[Exercise objective]: Reproduce the listing below without changes, except that pictures are left out.

[Source excerpt]:
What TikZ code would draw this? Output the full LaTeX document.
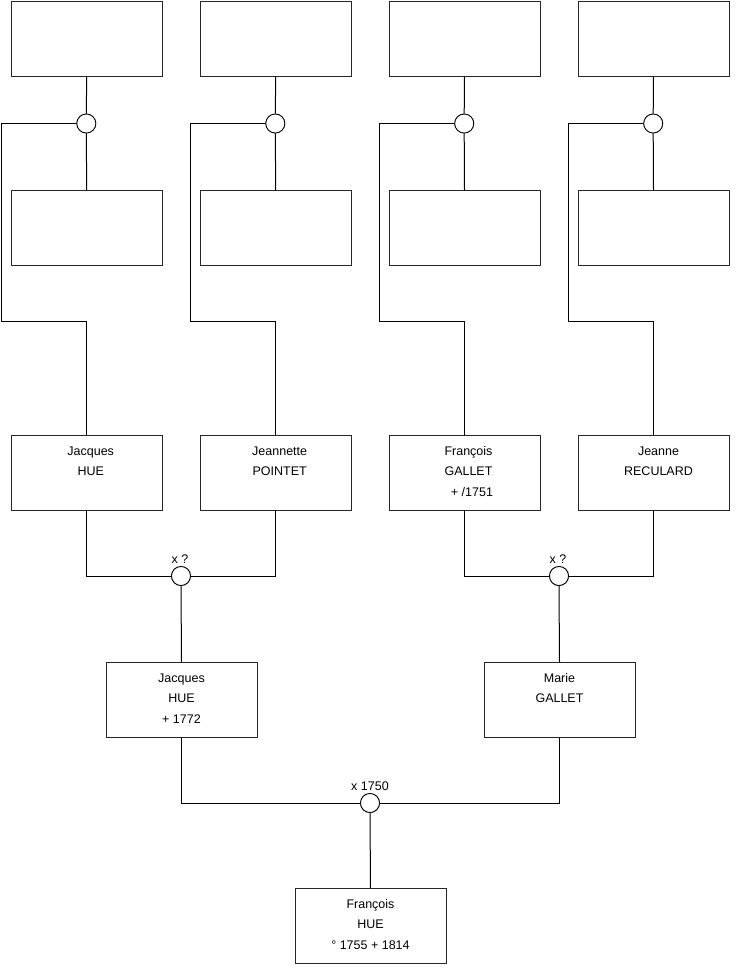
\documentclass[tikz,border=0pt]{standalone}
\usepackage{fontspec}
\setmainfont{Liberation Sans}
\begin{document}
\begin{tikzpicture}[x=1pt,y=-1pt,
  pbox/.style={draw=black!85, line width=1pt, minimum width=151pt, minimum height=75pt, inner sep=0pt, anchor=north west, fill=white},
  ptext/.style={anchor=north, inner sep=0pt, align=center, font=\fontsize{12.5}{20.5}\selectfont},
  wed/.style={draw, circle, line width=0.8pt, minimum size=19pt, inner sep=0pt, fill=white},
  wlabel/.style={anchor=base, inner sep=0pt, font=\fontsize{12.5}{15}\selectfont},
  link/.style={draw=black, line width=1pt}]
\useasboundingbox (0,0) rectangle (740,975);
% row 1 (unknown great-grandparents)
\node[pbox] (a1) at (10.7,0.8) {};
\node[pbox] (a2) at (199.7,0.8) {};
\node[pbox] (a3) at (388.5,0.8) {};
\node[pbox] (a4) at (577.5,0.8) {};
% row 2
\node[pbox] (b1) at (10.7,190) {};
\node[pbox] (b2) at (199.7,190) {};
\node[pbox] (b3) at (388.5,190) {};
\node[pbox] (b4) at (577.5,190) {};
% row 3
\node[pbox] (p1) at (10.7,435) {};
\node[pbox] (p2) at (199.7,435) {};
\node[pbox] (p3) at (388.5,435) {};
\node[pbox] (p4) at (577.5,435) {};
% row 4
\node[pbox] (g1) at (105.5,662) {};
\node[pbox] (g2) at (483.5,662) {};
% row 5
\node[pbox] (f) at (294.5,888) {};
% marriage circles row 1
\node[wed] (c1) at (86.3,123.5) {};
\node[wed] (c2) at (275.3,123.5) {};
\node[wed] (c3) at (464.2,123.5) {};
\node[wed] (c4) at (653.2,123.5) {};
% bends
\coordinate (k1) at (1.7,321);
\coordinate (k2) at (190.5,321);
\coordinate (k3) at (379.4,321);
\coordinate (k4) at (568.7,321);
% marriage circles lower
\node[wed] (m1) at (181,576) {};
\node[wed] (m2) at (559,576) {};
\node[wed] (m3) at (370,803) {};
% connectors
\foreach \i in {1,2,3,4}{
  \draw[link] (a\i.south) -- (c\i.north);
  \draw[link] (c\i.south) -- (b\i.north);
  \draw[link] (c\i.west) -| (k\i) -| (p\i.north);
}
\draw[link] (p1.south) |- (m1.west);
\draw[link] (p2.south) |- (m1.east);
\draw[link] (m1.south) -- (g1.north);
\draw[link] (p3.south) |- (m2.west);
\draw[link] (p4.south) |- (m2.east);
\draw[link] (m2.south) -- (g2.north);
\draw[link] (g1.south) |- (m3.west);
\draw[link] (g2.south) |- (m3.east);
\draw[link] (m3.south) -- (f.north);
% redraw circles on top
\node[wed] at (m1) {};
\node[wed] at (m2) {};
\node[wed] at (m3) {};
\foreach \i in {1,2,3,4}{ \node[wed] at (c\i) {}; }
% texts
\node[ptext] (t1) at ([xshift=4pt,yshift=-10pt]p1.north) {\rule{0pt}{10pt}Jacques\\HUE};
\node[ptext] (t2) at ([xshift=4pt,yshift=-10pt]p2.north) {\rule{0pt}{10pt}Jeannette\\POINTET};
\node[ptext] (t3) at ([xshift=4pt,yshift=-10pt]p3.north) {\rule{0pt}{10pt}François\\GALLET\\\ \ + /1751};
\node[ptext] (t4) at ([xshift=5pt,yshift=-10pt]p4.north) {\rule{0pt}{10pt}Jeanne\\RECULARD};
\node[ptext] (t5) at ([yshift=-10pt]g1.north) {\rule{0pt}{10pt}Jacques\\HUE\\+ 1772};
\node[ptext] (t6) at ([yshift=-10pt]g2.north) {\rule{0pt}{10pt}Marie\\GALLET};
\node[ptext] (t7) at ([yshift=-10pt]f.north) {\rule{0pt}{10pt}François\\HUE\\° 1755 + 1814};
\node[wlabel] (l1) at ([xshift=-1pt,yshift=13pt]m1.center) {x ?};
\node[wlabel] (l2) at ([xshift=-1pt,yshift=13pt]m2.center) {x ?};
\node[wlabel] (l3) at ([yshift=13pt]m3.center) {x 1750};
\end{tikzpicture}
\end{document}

[Result of the task]:
What TikZ code would draw this? Output the full LaTeX document.
\documentclass[tikz,border=0pt]{standalone}
\usepackage{fontspec}
\setmainfont{Liberation Sans}
\begin{document}
\begin{tikzpicture}[x=1pt,y=-1pt,
  pbox/.style={draw=black!85, line width=1pt, minimum width=151pt, minimum height=75pt, inner sep=0pt, anchor=north west, fill=white},
  ptext/.style={anchor=north, inner sep=0pt, align=center, font=\fontsize{12.5}{20.5}\selectfont},
  wed/.style={draw, circle, line width=0.8pt, minimum size=19pt, inner sep=0pt, fill=white},
  wlabel/.style={anchor=base, inner sep=0pt, font=\fontsize{12.5}{15}\selectfont},
  link/.style={draw=black, line width=1pt}]
\useasboundingbox (0,0) rectangle (740,975);
% row 1 (unknown great-grandparents)
\node[pbox] (a1) at (10.7,0.8) {};
\node[pbox] (a2) at (199.7,0.8) {};
\node[pbox] (a3) at (388.5,0.8) {};
\node[pbox] (a4) at (577.5,0.8) {};
% row 2
\node[pbox] (b1) at (10.7,190) {};
\node[pbox] (b2) at (199.7,190) {};
\node[pbox] (b3) at (388.5,190) {};
\node[pbox] (b4) at (577.5,190) {};
% row 3
\node[pbox] (p1) at (10.7,435) {};
\node[pbox] (p2) at (199.7,435) {};
\node[pbox] (p3) at (388.5,435) {};
\node[pbox] (p4) at (577.5,435) {};
% row 4
\node[pbox] (g1) at (105.5,662) {};
\node[pbox] (g2) at (483.5,662) {};
% row 5
\node[pbox] (f) at (294.5,888) {};
% marriage circles row 1
\node[wed] (c1) at (86.3,123.5) {};
\node[wed] (c2) at (275.3,123.5) {};
\node[wed] (c3) at (464.2,123.5) {};
\node[wed] (c4) at (653.2,123.5) {};
% bends
\coordinate (k1) at (1.7,321);
\coordinate (k2) at (190.5,321);
\coordinate (k3) at (379.4,321);
\coordinate (k4) at (568.7,321);
% marriage circles lower
\node[wed] (m1) at (181,576) {};
\node[wed] (m2) at (559,576) {};
\node[wed] (m3) at (370,803) {};
% connectors
\foreach \i in {1,2,3,4}{
  \draw[link] (a\i.south) -- (c\i.north);
  \draw[link] (c\i.south) -- (b\i.north);
  \draw[link] (c\i.west) -| (k\i) -| (p\i.north);
}
\draw[link] (p1.south) |- (m1.west);
\draw[link] (p2.south) |- (m1.east);
\draw[link] (m1.south) -- (g1.north);
\draw[link] (p3.south) |- (m2.west);
\draw[link] (p4.south) |- (m2.east);
\draw[link] (m2.south) -- (g2.north);
\draw[link] (g1.south) |- (m3.west);
\draw[link] (g2.south) |- (m3.east);
\draw[link] (m3.south) -- (f.north);
% redraw circles on top
\node[wed] at (m1) {};
\node[wed] at (m2) {};
\node[wed] at (m3) {};
\foreach \i in {1,2,3,4}{ \node[wed] at (c\i) {}; }
% texts
\node[ptext] (t1) at ([xshift=4pt,yshift=-10pt]p1.north) {\rule{0pt}{10pt}Jacques\\HUE};
\node[ptext] (t2) at ([xshift=4pt,yshift=-10pt]p2.north) {\rule{0pt}{10pt}Jeannette\\POINTET};
\node[ptext] (t3) at ([xshift=4pt,yshift=-10pt]p3.north) {\rule{0pt}{10pt}François\\GALLET\\\ \ + /1751};
\node[ptext] (t4) at ([xshift=5pt,yshift=-10pt]p4.north) {\rule{0pt}{10pt}Jeanne\\RECULARD};
\node[ptext] (t5) at ([yshift=-10pt]g1.north) {\rule{0pt}{10pt}Jacques\\HUE\\+ 1772};
\node[ptext] (t6) at ([yshift=-10pt]g2.north) {\rule{0pt}{10pt}Marie\\GALLET};
\node[ptext] (t7) at ([yshift=-10pt]f.north) {\rule{0pt}{10pt}François\\HUE\\° 1755 + 1814};
\node[wlabel] (l1) at ([xshift=-1pt,yshift=13pt]m1.center) {x ?};
\node[wlabel] (l2) at ([xshift=-1pt,yshift=13pt]m2.center) {x ?};
\node[wlabel] (l3) at ([yshift=13pt]m3.center) {x 1750};
\end{tikzpicture}
\end{document}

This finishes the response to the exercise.